WRITTEN PROBLEM — Keep the pictures out of the copy and repeat the records exactly.

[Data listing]
------------------------
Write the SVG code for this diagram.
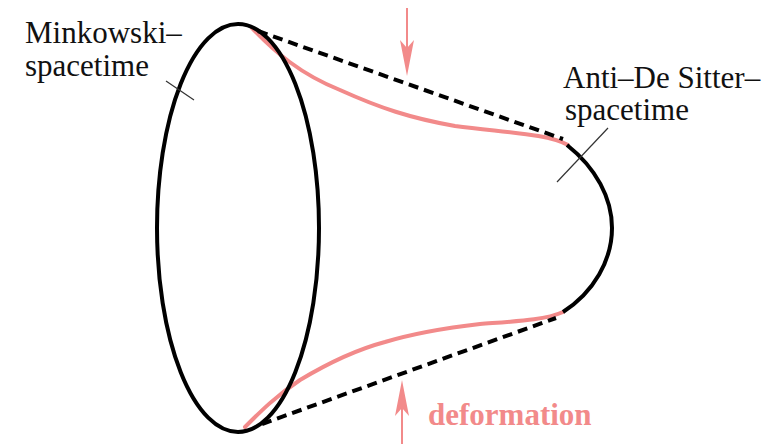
<svg xmlns="http://www.w3.org/2000/svg" width="782" height="444" viewBox="0 0 782 444">
<style>
.lbl{font-family:"Liberation Serif","Times New Roman",Times,"DejaVu Serif",serif;font-size:31px;fill:#111}
.def{font-family:"Liberation Serif","Times New Roman",Times,"DejaVu Serif",serif;font-size:31px;font-weight:bold;fill:#f28a8a}
.blk{fill:none;stroke:#000;stroke-width:4}
.pink{fill:none;stroke:#f28a8a;stroke-width:4;stroke-linecap:round}
.dash{fill:none;stroke:#000;stroke-width:4;stroke-dasharray:10 6}
.tick{stroke:#333;stroke-width:1.2}
.arr{fill:none;stroke:#f28a8a;stroke-width:2}
.head{fill:#f28a8a}
</style>
<rect width="782" height="444" fill="#fff"/>
<g id="deformed">
<path class="pink" d="M252,28 C275,52 300,74 340,90 C380,108 410,118 455,126 C510,133 548,134 568,145"/>
<path class="pink" d="M245,427 C262,410 276,396 300,380 C325,365 355,350 385,342 C415,333 445,328 480,324 C520,321 545,320 563,312"/>
</g>
<g id="minkowski">
<ellipse class="blk" cx="238" cy="228" rx="81" ry="204"/>
<line class="tick" x1="166" y1="81" x2="194" y2="100"/>
<text class="lbl" x="25" y="43">Minkowski–</text>
<text class="lbl" x="25" y="76">spacetime</text>
</g>
<g id="ads">
<path class="blk" d="M567,145 C596,168 612,198 612,228 C612,260 594,292 563,312"/>
<line class="tick" x1="608" y1="128" x2="557" y2="182"/>
<text class="lbl" x="563" y="88">Anti–De Sitter–</text>
<text class="lbl" x="565" y="120">spacetime</text>
</g>
<g id="connectors">
<line class="dash" x1="258" y1="31" x2="563" y2="139"/>
<line class="dash" x1="262" y1="424" x2="556" y2="318"/>
<line class="arr" x1="407" y1="8" x2="407" y2="50"/>
<path class="head" d="M407,76 L400,40 L407,48 L414,40 Z"/>
<line class="arr" x1="402" y1="444" x2="402" y2="404"/>
<path class="head" d="M402,380 L395,416 L402,408 L409,416 Z"/>
</g>
<g id="deformation-label">
<text class="def" x="428" y="425">deformation</text>
</g>
</svg>
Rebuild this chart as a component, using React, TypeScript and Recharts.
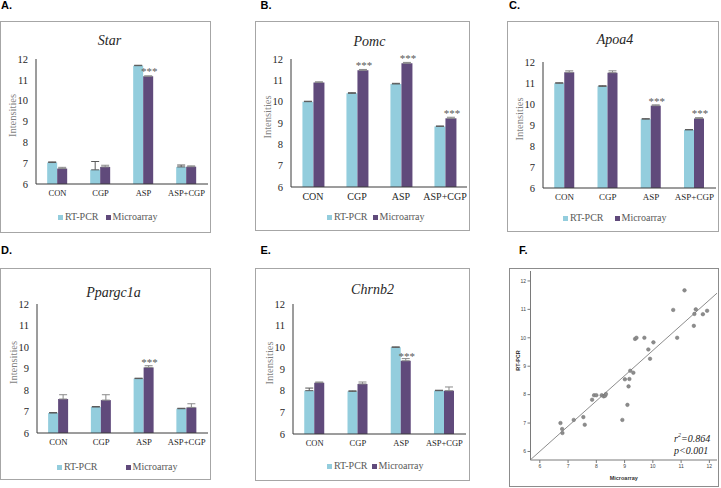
------------------------
ANSWER TO THIS PROBLEM —
Write the SVG code for this diagram.
<svg xmlns="http://www.w3.org/2000/svg" width="782" height="444" viewBox="0 0 782 444">
<style>
.lbl{font-family:"Liberation Serif","Times New Roman",Times,"DejaVu Serif",serif;font-size:31px;fill:#111}
.def{font-family:"Liberation Serif","Times New Roman",Times,"DejaVu Serif",serif;font-size:31px;font-weight:bold;fill:#f28a8a}
.blk{fill:none;stroke:#000;stroke-width:4}
.pink{fill:none;stroke:#f28a8a;stroke-width:4;stroke-linecap:round}
.dash{fill:none;stroke:#000;stroke-width:4;stroke-dasharray:10 6}
.tick{stroke:#333;stroke-width:1.2}
.arr{fill:none;stroke:#f28a8a;stroke-width:2}
.head{fill:#f28a8a}
</style>
<rect width="782" height="444" fill="#fff"/>
<g id="deformed">
<path class="pink" d="M252,28 C275,52 300,74 340,90 C380,108 410,118 455,126 C510,133 548,134 568,145"/>
<path class="pink" d="M245,427 C262,410 276,396 300,380 C325,365 355,350 385,342 C415,333 445,328 480,324 C520,321 545,320 563,312"/>
</g>
<g id="minkowski">
<ellipse class="blk" cx="238" cy="228" rx="81" ry="204"/>
<line class="tick" x1="166" y1="81" x2="194" y2="100"/>
<text class="lbl" x="25" y="43">Minkowski–</text>
<text class="lbl" x="25" y="76">spacetime</text>
</g>
<g id="ads">
<path class="blk" d="M567,145 C596,168 612,198 612,228 C612,260 594,292 563,312"/>
<line class="tick" x1="608" y1="128" x2="557" y2="182"/>
<text class="lbl" x="563" y="88">Anti–De Sitter–</text>
<text class="lbl" x="565" y="120">spacetime</text>
</g>
<g id="connectors">
<line class="dash" x1="258" y1="31" x2="563" y2="139"/>
<line class="dash" x1="262" y1="424" x2="556" y2="318"/>
<line class="arr" x1="407" y1="8" x2="407" y2="50"/>
<path class="head" d="M407,76 L400,40 L407,48 L414,40 Z"/>
<line class="arr" x1="402" y1="444" x2="402" y2="404"/>
<path class="head" d="M402,380 L395,416 L402,408 L409,416 Z"/>
</g>
<g id="deformation-label">
<text class="def" x="428" y="425">deformation</text>
</g>
</svg>
Rebuild this chart as a component, using React, TypeScript and Recharts.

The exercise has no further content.